▶ **Aim**: Set the listing down again exactly, please, apart from its pictures.
--- Start Collected data ---
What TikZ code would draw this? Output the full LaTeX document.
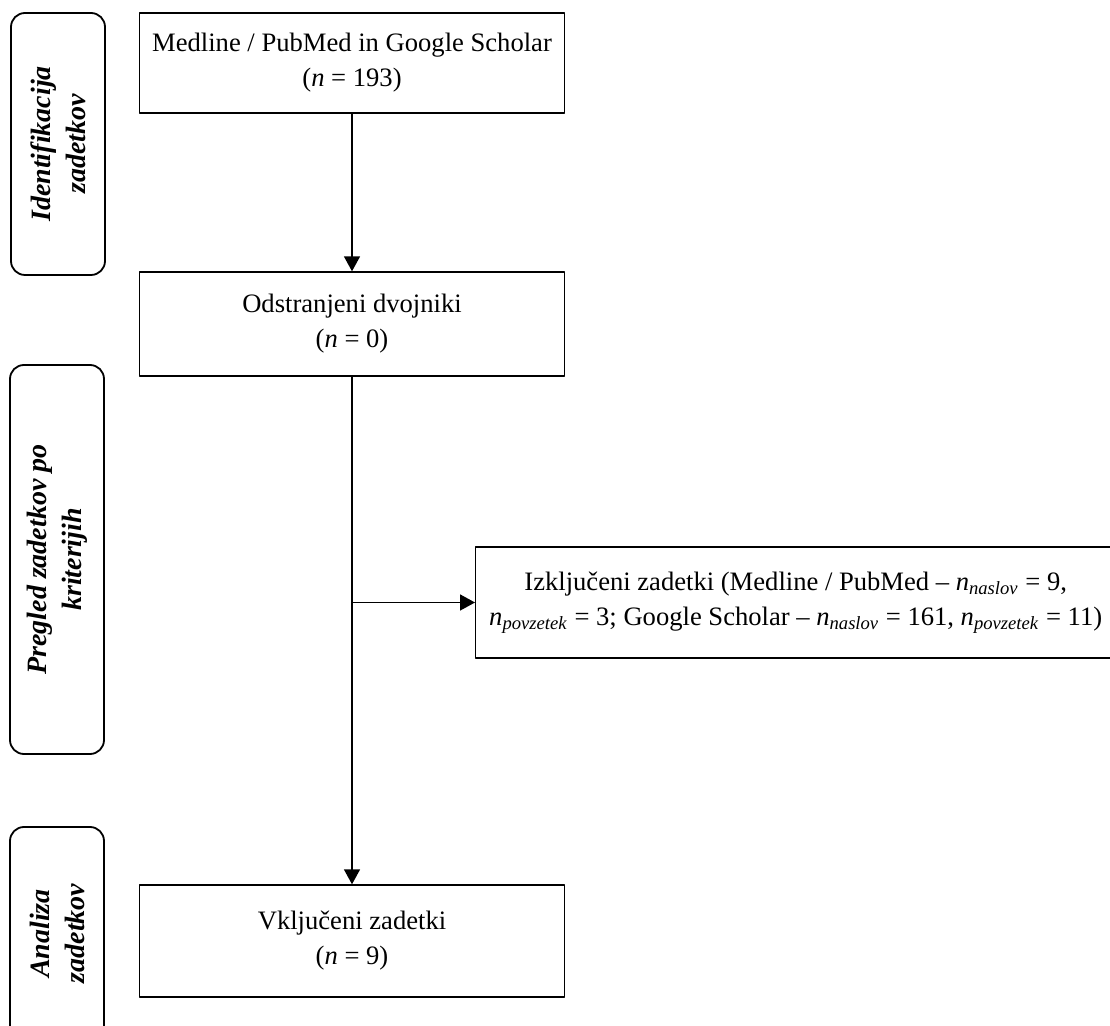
\documentclass[tikz,border=0pt]{standalone}
\usepackage{fontspec}
\setmainfont{Liberation Serif}
\usetikzlibrary{arrows.meta}
\newcommand{\nsub}[1]{\textit{n}\textsubscript{\textit{#1}}}

\begin{document}
\begin{tikzpicture}[x=0.5pt,y=-0.5pt,line cap=round,line join=round,
    font=\fontsize{13.3}{17.5}\selectfont,
    box/.style={draw,line width=0.7pt,align=center,minimum width=212.5pt,inner sep=2pt},
    phase/.style={draw,line width=0.9pt,rounded corners=7pt,rotate=90,align=center,
      minimum height=47pt,font=\fontsize{14}{17.5}\selectfont\bfseries\itshape},
    arr/.style={line width=0.8pt,-{Triangle[length=7.5pt,width=8pt]}}]
  \useasboundingbox (0,0) rectangle (1110,1026);

  % phases on the left
  \node[phase,minimum width=131pt] (ident) at (58,144) {Identifikacija\\zadetkov};
  \node[phase,minimum width=194.5pt] (pregled) at (57,559.5) {Pregled zadetkov po\\kriterijih};
  \node[phase,minimum width=106.5pt] (analiza) at (57,933.5) {Analiza\\zadetkov};

  % flow
  \node[box,minimum height=50pt] (baze) at (352,63) {Medline / PubMed in Google Scholar\\(\textit{n} = 193)};
  \node[box,minimum height=52pt] (dvoj) at (352,324) {Odstranjeni dvojniki\\(\textit{n} = 0)};
  \node[box,minimum height=56pt] (vklj) at (352,941) {Vključeni zadetki\\(\textit{n} = 9)};
  \node[box,minimum width=320pt,minimum height=55.5pt,anchor=west] (izklj) at (475,602.5)
    {Izključeni zadetki (Medline / PubMed – \nsub{naslov} = 9,\\
     \nsub{povzetek} = 3; Google Scholar – \nsub{naslov} = 161, \nsub{povzetek} = 11)};

  \coordinate (razcep) at (dvoj.south |- izklj.west);
  \draw[arr] (baze) -- (dvoj);
  \draw[arr] (dvoj) -- (vklj);
  \draw[arr] (razcep) -- (izklj);
\end{tikzpicture}
\end{document}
--- End Collected data ---
▶ **Reply**:
What TikZ code would draw this? Output the full LaTeX document.
\documentclass[tikz,border=0pt]{standalone}
\usepackage{fontspec}
\setmainfont{Liberation Serif}
\usetikzlibrary{arrows.meta}
\newcommand{\nsub}[1]{\textit{n}\textsubscript{\textit{#1}}}

\begin{document}
\begin{tikzpicture}[x=0.5pt,y=-0.5pt,line cap=round,line join=round,
    font=\fontsize{13.3}{17.5}\selectfont,
    box/.style={draw,line width=0.7pt,align=center,minimum width=212.5pt,inner sep=2pt},
    phase/.style={draw,line width=0.9pt,rounded corners=7pt,rotate=90,align=center,
      minimum height=47pt,font=\fontsize{14}{17.5}\selectfont\bfseries\itshape},
    arr/.style={line width=0.8pt,-{Triangle[length=7.5pt,width=8pt]}}]
  \useasboundingbox (0,0) rectangle (1110,1026);

  % phases on the left
  \node[phase,minimum width=131pt] (ident) at (58,144) {Identifikacija\\zadetkov};
  \node[phase,minimum width=194.5pt] (pregled) at (57,559.5) {Pregled zadetkov po\\kriterijih};
  \node[phase,minimum width=106.5pt] (analiza) at (57,933.5) {Analiza\\zadetkov};

  % flow
  \node[box,minimum height=50pt] (baze) at (352,63) {Medline / PubMed in Google Scholar\\(\textit{n} = 193)};
  \node[box,minimum height=52pt] (dvoj) at (352,324) {Odstranjeni dvojniki\\(\textit{n} = 0)};
  \node[box,minimum height=56pt] (vklj) at (352,941) {Vključeni zadetki\\(\textit{n} = 9)};
  \node[box,minimum width=320pt,minimum height=55.5pt,anchor=west] (izklj) at (475,602.5)
    {Izključeni zadetki (Medline / PubMed – \nsub{naslov} = 9,\\
     \nsub{povzetek} = 3; Google Scholar – \nsub{naslov} = 161, \nsub{povzetek} = 11)};

  \coordinate (razcep) at (dvoj.south |- izklj.west);
  \draw[arr] (baze) -- (dvoj);
  \draw[arr] (dvoj) -- (vklj);
  \draw[arr] (razcep) -- (izklj);
\end{tikzpicture}
\end{document}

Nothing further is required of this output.